§ **Instructions for the task**:
Return the lines below that carry the word "this".

>> begin Information provided

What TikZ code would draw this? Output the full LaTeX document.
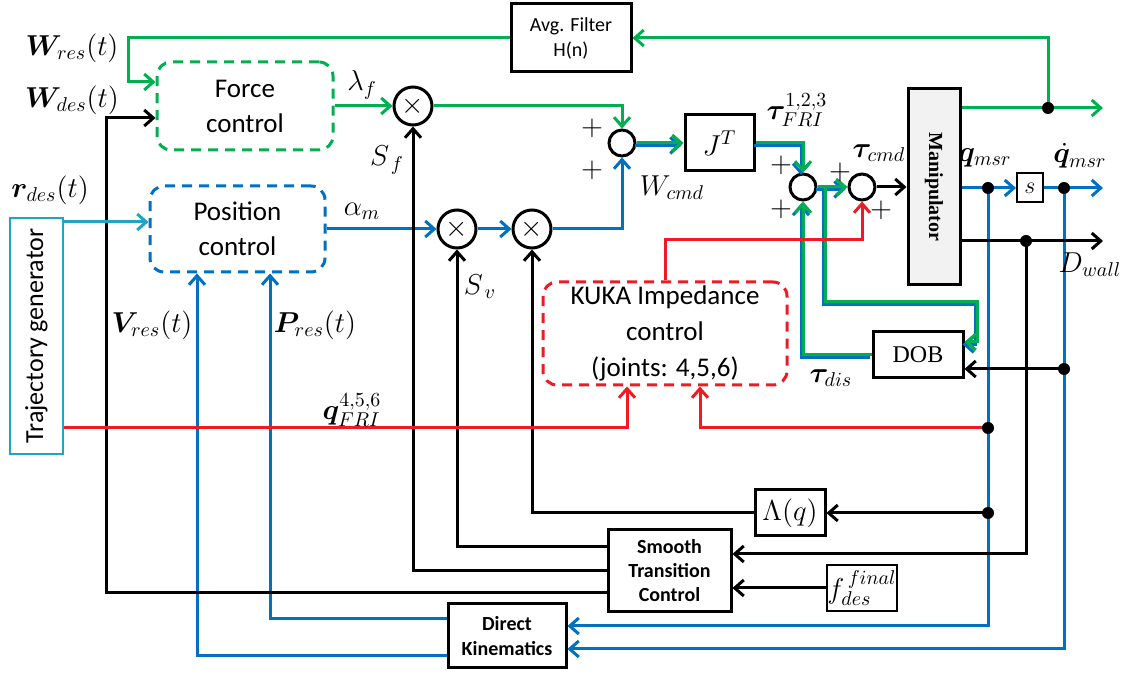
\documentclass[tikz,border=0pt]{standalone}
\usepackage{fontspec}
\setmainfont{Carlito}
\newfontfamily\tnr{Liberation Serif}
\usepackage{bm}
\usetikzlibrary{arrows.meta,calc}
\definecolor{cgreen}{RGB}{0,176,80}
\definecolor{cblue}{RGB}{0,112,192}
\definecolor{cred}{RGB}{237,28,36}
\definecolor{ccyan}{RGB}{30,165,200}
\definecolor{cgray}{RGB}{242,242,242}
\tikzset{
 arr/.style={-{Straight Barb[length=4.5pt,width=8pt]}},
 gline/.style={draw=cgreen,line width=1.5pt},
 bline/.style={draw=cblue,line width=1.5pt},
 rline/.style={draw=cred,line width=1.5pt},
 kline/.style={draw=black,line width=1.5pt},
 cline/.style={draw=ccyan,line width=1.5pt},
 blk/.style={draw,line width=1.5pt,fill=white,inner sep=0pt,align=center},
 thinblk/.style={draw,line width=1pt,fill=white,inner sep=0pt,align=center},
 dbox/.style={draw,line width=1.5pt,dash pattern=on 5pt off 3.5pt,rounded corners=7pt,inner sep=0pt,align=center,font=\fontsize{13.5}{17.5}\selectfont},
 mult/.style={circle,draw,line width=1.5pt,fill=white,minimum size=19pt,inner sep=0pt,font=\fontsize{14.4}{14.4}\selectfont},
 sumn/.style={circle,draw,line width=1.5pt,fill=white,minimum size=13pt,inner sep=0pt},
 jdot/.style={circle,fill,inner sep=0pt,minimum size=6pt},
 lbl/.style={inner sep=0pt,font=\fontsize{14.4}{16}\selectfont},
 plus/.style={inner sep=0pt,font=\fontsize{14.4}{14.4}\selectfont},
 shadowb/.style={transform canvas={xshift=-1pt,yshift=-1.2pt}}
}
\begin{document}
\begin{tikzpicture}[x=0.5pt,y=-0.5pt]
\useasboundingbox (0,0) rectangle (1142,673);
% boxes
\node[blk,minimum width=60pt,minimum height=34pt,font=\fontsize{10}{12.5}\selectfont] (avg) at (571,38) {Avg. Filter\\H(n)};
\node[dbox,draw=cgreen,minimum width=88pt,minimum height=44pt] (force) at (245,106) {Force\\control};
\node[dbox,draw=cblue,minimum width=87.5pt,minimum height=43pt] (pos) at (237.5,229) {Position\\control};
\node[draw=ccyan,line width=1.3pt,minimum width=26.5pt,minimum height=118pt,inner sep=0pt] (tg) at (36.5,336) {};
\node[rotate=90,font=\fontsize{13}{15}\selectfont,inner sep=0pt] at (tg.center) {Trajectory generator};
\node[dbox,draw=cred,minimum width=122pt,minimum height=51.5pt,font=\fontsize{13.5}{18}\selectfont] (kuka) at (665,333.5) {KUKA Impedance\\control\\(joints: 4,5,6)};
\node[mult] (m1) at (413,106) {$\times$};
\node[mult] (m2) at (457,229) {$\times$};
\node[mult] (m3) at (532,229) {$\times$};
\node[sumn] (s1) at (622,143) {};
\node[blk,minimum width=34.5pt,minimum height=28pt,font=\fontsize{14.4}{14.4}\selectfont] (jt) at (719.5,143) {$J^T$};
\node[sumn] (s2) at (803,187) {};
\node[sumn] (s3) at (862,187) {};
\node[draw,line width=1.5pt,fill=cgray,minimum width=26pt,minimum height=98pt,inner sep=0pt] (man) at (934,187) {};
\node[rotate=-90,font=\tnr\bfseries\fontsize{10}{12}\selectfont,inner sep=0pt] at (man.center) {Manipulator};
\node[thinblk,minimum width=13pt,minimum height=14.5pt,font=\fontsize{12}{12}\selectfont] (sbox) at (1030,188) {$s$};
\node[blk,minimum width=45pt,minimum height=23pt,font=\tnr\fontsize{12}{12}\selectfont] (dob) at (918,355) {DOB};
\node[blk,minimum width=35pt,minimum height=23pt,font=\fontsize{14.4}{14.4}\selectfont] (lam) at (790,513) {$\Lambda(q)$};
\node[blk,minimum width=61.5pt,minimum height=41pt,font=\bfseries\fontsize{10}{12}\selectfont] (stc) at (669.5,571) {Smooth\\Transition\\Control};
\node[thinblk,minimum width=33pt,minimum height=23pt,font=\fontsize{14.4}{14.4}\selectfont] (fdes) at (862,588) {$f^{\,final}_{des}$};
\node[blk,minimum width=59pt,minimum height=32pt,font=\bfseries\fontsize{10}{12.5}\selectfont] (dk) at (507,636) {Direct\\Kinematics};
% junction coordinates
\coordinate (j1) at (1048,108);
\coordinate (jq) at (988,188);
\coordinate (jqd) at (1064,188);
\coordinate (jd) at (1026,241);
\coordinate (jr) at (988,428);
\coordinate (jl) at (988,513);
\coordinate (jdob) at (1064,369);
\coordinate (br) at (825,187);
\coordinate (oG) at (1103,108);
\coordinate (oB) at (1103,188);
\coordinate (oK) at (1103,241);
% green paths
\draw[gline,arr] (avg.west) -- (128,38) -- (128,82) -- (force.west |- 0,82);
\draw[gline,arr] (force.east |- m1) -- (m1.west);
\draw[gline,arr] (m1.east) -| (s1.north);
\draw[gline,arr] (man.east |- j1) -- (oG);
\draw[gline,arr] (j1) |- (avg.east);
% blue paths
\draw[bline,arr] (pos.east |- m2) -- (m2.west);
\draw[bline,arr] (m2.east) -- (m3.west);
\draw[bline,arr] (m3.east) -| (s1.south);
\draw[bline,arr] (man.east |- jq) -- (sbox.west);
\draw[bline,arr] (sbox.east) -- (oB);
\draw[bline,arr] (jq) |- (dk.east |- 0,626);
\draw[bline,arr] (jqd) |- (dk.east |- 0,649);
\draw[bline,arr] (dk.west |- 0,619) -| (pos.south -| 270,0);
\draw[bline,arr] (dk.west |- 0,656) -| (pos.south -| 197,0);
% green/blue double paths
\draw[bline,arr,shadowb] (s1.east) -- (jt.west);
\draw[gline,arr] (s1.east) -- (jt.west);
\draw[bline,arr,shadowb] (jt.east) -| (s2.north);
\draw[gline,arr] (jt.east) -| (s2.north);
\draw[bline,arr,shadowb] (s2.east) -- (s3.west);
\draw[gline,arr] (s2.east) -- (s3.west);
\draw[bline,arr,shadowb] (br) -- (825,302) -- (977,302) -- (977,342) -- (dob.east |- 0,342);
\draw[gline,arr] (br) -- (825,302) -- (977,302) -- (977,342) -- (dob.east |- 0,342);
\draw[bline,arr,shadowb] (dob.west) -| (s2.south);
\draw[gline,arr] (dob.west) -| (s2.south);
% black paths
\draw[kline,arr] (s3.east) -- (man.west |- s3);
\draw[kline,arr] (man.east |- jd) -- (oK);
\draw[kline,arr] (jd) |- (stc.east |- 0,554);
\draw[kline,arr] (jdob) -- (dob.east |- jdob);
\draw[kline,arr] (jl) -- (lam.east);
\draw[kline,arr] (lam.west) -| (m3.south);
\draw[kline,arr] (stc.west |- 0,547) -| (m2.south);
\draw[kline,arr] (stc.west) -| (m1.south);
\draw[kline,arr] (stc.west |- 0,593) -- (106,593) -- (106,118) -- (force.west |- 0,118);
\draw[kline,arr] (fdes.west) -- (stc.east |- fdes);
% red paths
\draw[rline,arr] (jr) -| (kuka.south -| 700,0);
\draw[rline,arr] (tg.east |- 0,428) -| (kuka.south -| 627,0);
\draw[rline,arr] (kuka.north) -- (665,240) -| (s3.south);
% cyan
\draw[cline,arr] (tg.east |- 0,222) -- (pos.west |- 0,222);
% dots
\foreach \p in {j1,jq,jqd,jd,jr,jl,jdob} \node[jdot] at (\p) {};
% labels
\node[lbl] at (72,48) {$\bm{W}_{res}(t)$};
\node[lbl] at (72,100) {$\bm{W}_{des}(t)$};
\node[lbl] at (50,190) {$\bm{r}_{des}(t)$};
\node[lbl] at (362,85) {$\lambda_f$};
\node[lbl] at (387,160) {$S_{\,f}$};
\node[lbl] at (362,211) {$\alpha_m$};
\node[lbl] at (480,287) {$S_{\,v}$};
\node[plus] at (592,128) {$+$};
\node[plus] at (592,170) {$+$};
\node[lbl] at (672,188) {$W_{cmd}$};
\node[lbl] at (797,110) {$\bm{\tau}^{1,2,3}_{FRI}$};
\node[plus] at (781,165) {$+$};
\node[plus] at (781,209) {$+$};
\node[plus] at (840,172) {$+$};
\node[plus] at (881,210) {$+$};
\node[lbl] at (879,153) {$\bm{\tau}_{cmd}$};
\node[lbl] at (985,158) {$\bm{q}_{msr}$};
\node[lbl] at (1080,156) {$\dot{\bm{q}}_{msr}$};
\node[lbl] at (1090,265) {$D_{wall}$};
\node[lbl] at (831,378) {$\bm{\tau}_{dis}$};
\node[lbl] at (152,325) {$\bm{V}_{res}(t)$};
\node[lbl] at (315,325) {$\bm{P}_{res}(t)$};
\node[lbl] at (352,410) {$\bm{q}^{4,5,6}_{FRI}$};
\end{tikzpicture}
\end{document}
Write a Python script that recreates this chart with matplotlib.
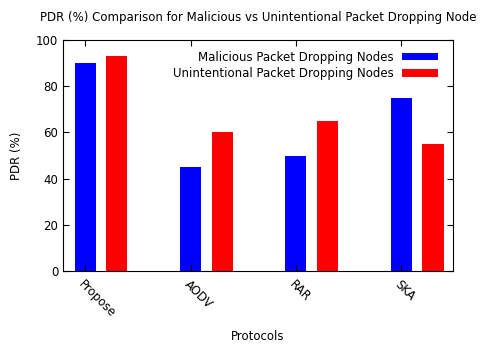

>> end Information provided

§ **Exercise solution**:
What TikZ code would draw this? Output the full LaTeX document.
Write a Python script that recreates this chart with matplotlib.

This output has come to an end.